How bad is it? According to expert assessments, damage on the worst-hit plots reaches up to 100% on certain areas. One hundred percent damage means zero revenue. A year of work - lost in a few hours of low temperatures. The vines in Rosoman aren't a one-year affair. They're investments that need two to three years to come back to a normal yield.

For Macedonia this isn't a surprise. May frost is a recurring phenomenon. 2017, 2020, 2023 - and now 2026. Climate trends show that abnormal temperature swings are becoming more frequent. A warm winter, a cold spring, fruit hit by frost. The same pattern every year. And every year farmers get the same promises - help is coming, insurance will be introduced, programmes for climate adaptation.

The question no one answers is whether farmers actually get those funds. Help in past years has arrived with delay. One year. Sometimes two. When it did arrive, it was usually partial - it didn't cover even 30% of the real damage. And the paperwork - always complicated. For a small farmer with 20-30 dunums of vines, the effort to apply is almost greater than the money they'll receive.

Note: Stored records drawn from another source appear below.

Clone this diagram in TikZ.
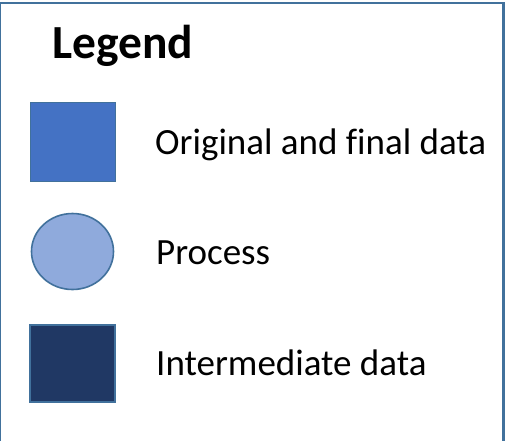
\documentclass[tikz,border=0pt]{standalone}
\usepackage{fontspec}
\setmainfont{Carlito}[Ligatures=NoCommon]
\usetikzlibrary{shapes.geometric}
\definecolor{frameblue}{HTML}{41719C}
\definecolor{datablue}{HTML}{4472C4}
\definecolor{procblue}{HTML}{8FAADC}
\definecolor{interblue}{HTML}{203864}

\begin{document}
\begin{tikzpicture}[x=1pt, y=-1pt,
    keybox/.style = {draw=frameblue, minimum width=85pt, minimum height=79pt, inner sep=0pt},
    keytext/.style = {anchor=base west, inner sep=0pt, font=\fontsize{37}{44}\selectfont}]
\useasboundingbox (0,0) rectangle (507,440);
\begin{scope}
\clip (0,0) rectangle (507,440);
\draw[frameblue, line width=2.5pt] (-0.5,3) rectangle (503.5,470);
\end{scope}
\node[anchor=base west, inner sep=0pt, font=\fontsize{47.5}{57}\selectfont\bfseries] (legend) at (52,58) {Legend};
% the three keys
\node[keybox, fill=datablue, line width=1pt] (origbox) at (72.5,141.5) {};
\node[keytext] (orig) at (155,154) {Original and final data};
\node[ellipse, draw=frameblue, fill=procblue, line width=1.6pt,
    minimum width=82pt, minimum height=76pt, inner sep=0pt] (procshape) at (72.5,251.5) {};
\node[keytext] (proc) at (156,264) {Process};
\node[keybox, fill=interblue, line width=2pt, minimum height=77pt] (interbox) at (72.5,363) {};
\node[keytext] (inter) at (156,375) {Intermediate data};
\end{tikzpicture}
\end{document}
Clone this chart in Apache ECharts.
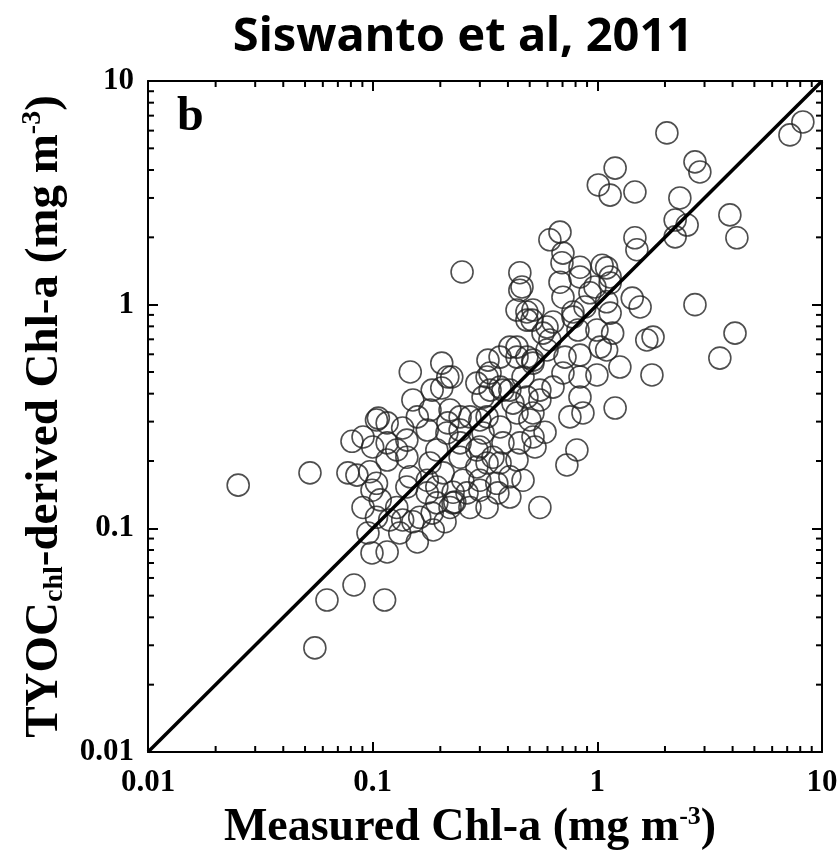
<!DOCTYPE html>
<html><head><meta charset="utf-8">
<script src="https://cdn.jsdelivr.net/npm/echarts@6/dist/echarts.min.js"></script>
<style>html,body{margin:0;padding:0;background:#fff}#c{width:837px;height:850px}</style>
</head><body><div id="c"></div>
<script>
// Measured Chl-a (x) and TYOCchl-derived Chl-a (y), mg m^-3
const measured = [
0.0252,0.0526,0.0776,0.0851,0.0809,0.0906,0.104,0.0993,0.0906,0.104,
0.0953,0.0993,0.0826,0.0626,0.0553,0.113,0.0972,0.116,0.132,0.158,
0.151,0.184,0.210,0.186,0.206,0.228,0.232,0.193,0.175,0.142,
0.245,0.300,0.291,0.300,0.323,0.216,0.245,0.300,0.310,0.310,
0.323,0.326,0.147,0.203,0.216,0.184,0.203,0.151,0.158,0.180,
0.221,0.106,0.116,0.136,0.116,0.128,0.142,0.116,0.108,0.128,
0.119,0.136,0.162,0.193,0.221,0.147,0.175,0.180,0.193,0.214,
0.142,0.175,0.100,0.104,0.228,0.271,0.323,0.263,0.300,0.361,
0.408,0.252,0.357,0.408,0.467,0.369,0.439,0.343,0.291,0.245,
0.245,0.380,0.452,0.517,0.501,0.439,0.369,0.323,0.271,0.421,
0.486,0.408,0.369,0.333,0.408,0.369,0.439,0.486,0.517,0.555,
0.452,0.439,0.486,0.486,2.04,2.72,2.86,2.33,2.22,2.51,
2.22,3.89,4.18,2.72,4.10,3.51,1.75,1.77,1.66,1.20,
1.01,1.14,1.47,0.682,0.615,0.703,0.696,0.250,0.452,0.462,
1.47,1.50,1.10,1.43,1.55,1.14,0.635,0.779,0.927,0.976,
0.703,0.682,0.837,1.14,0.820,0.996,1.17,1.10,1.26,0.996,
0.837,0.718,0.615,0.597,0.439,0.333,0.291,0.380,0.517,0.467,
0.555,0.635,0.837,0.225,1.05,0.837,0.779,0.881,1.14,1.10,
0.517,0.512,0.573,1.03,0.837,0.597,0.703,0.555,0.517,0.585,
0.528,0.755,0.863,1.20,0.811,0.732,7.20,8.22
];
const derived = [
0.156,0.177,0.177,0.173,0.245,0.256,0.305,0.148,0.124,0.112,
0.0953,0.0776,0.0558,0.0478,0.0292,0.0478,0.179,0.0784,0.0953,0.0869,
0.107,0.117,0.107,0.0983,0.177,0.145,0.131,0.153,0.144,0.153,
0.208,0.231,0.188,0.164,0.196,0.296,0.315,0.305,0.267,0.386,
0.475,0.565,0.500,0.548,0.475,0.415,0.424,0.375,0.315,0.338,
0.338,0.311,0.296,0.281,0.241,0.224,0.208,0.202,0.134,0.124,
0.109,0.109,0.112,0.130,0.124,0.170,0.164,0.196,0.224,0.267,
0.248,0.275,0.231,0.159,0.130,0.124,0.124,0.144,0.148,0.144,
0.138,0.164,0.159,0.170,0.164,0.196,0.202,0.208,0.224,0.241,
0.275,0.241,0.241,0.256,0.305,0.328,0.284,0.315,0.315,0.363,
0.386,0.415,0.428,0.415,0.646,0.583,0.583,0.583,0.565,0.124,
1.16,0.946,0.927,0.853,5.86,4.35,3.92,3.00,2.39,2.27,
2.01,2.52,1.99,1.00,0.746,0.577,0.485,0.716,0.695,4.08,
3.43,3.09,3.19,2.11,1.95,1.70,1.54,1.40,1.39,1.20,
1.99,1.76,1.46,1.07,0.976,0.917,0.836,0.880,1.13,1.20,
1.08,1.26,1.33,1.33,0.770,0.770,0.746,0.627,0.526,0.485,
0.475,0.583,0.695,0.794,0.646,0.495,0.446,0.415,0.548,0.475,
0.415,0.428,0.386,0.475,1.50,1.47,0.927,0.976,1.25,1.03,
0.946,0.853,0.746,0.646,0.595,0.627,0.495,0.375,0.328,0.269,
0.231,0.315,0.328,0.345,0.224,0.192,5.74,6.56
];
const oneToOneX = [0.01, 10];
const oneToOneY = [0.01, 10];
const axisMin = 0.01, axisMax = 10;
const majorTickLabels = ['0.01', '0.1', '1', '10'];
const minorTickValues = [0.02,0.03,0.04,0.05,0.06,0.07,0.08,0.09,
  0.2,0.3,0.4,0.5,0.6,0.7,0.8,0.9, 2,3,4,5,6,7,8,9];

const serif = 'Liberation Serif';
const chart = echarts.init(document.getElementById('c'), null, {renderer: 'canvas'});
const labelFmt = v => {
  const r = Number(v.toPrecision(2));
  const s = String(r);
  return majorTickLabels.includes(s) ? s : '';
};
const baseAxis = {
  type: 'log', logBase: 10, min: axisMin, max: axisMax, splitNumber: 3,
  axisLine: {show: true, lineStyle: {color: '#000', width: 2}},
  axisTick: {show: true, inside: true, length: 10, lineStyle: {color: '#000', width: 2}},
  splitLine: {show: false}, minorTick: {show: false}
};
const scatterData = measured.map((m, i) => [m, derived[i]]);
const lineData = oneToOneX.map((x, i) => [x, oneToOneY[i]]);

chart.setOption({
  animation: false,
  backgroundColor: '#fff',
  title: {
    text: 'Siswanto et al, 2011', left: 458, top: 9, textAlign: 'center',
    textStyle: {fontFamily: 'Noto Sans', fontWeight: 'bold', fontSize: 47, color: '#000'}
  },
  grid: {left: 148, right: 15, top: 81, bottom: 98, containLabel: false, outerBoundsMode: 'none'},
  xAxis: [
    Object.assign({}, baseAxis, {
      position: 'bottom',
      name: 'Measured Chl-a (mg m{sup|-3})',
      nameLocation: 'middle', nameGap: 52,
      nameTextStyle: {fontFamily: serif, fontWeight: 'bold', fontSize: 46, color: '#000',
        padding: [0, 30, 0, 0],
        rich: {sup: {fontFamily: serif, fontWeight: 'bold', fontSize: 26, verticalAlign: 'top', padding: [0,0,22,0]}}},
      axisLabel: {show: true, margin: 15, fontFamily: serif, fontWeight: 'bold', fontSize: 31, color: '#000', formatter: labelFmt}
    }),
    Object.assign({}, baseAxis, {position: 'top', axisLabel: {show: false}})
  ],
  yAxis: [
    Object.assign({}, baseAxis, {
      position: 'left',
      name: 'TYOC{sub|chl}-derived Chl-a (mg m{sup|-3})',
      nameLocation: 'middle', nameGap: 76, nameRotate: 90,
      nameTextStyle: {fontFamily: serif, fontWeight: 'bold', fontSize: 47, color: '#000',
        rich: {
          sub: {fontFamily: serif, fontWeight: 'bold', fontSize: 28, padding: [20,0,0,0]},
          sup: {fontFamily: serif, fontWeight: 'bold', fontSize: 28, padding: [0,0,24,0]}
        }},
      axisLabel: {show: true, margin: 14, fontFamily: serif, fontWeight: 'bold', fontSize: 31, color: '#000', formatter: labelFmt}
    }),
    Object.assign({}, baseAxis, {position: 'right', axisLabel: {show: false}})
  ],
  graphic: [{
    type: 'text', left: 177, top: 94,
    style: {text: 'b', fontFamily: serif, fontWeight: 'bold', fontSize: 48, fill: '#000'}
  }],
  series: [
    {
      type: 'scatter', xAxisIndex: 0, yAxisIndex: 0, data: scatterData,
      symbol: 'circle', symbolSize: 22, z: 2,
      itemStyle: {color: 'rgba(255,255,255,0)', borderColor: '#222', borderWidth: 1.6}
    },
    {
      type: 'line', xAxisIndex: 0, yAxisIndex: 0, data: lineData, z: 3,
      showSymbol: false, symbol: 'none',
      lineStyle: {color: '#000', width: 3.5}
    },
    {
      type: 'custom', xAxisIndex: 0, yAxisIndex: 0, z: 4, silent: true,
      data: minorTickValues.map(v => [v, v]),
      renderItem: (params, api) => {
        const v = api.value(0);
        const len = 6;
        const b = api.coord([v, axisMin]);
        const t = api.coord([v, axisMax]);
        const l = api.coord([axisMin, v]);
        const r = api.coord([axisMax, v]);
        const st = {stroke: '#000', lineWidth: 2};
        return {type: 'group', children: [
          {type: 'line', shape: {x1: b[0], y1: b[1], x2: b[0], y2: b[1] - len}, style: st},
          {type: 'line', shape: {x1: t[0], y1: t[1], x2: t[0], y2: t[1] + len}, style: st},
          {type: 'line', shape: {x1: l[0], y1: l[1], x2: l[0] + len, y2: l[1]}, style: st},
          {type: 'line', shape: {x1: r[0], y1: r[1], x2: r[0] - len, y2: r[1]}, style: st}
        ]};
      }
    }
  ]
});
</script></body></html>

For consumers in Skopje and Tetovo, this means something concrete. Fruit prices this summer will be higher. Apricots that normally went for 80-100 denars a kilo will easily climb to 150-180. The grape harvest is down too - which means Macedonian wine from this vintage will be scarcer, and at a higher price. The same pattern everywhere. When the producer loses, the consumer pays.

For the government, the question is simple but uncomfortable. Where are the climate adaptation plans? The Ministry of Agriculture often talks about „modernisation" and „European standards". But for a farmer in Rosoman these words mean little. Concrete measures would be: climate insurance funds, anti-hail and anti-frost nets, temperature pre-treatment systems. All of these exist in developed countries. Here - they get talked about, rarely applied. And every May morning, the low temperatures tell the same story.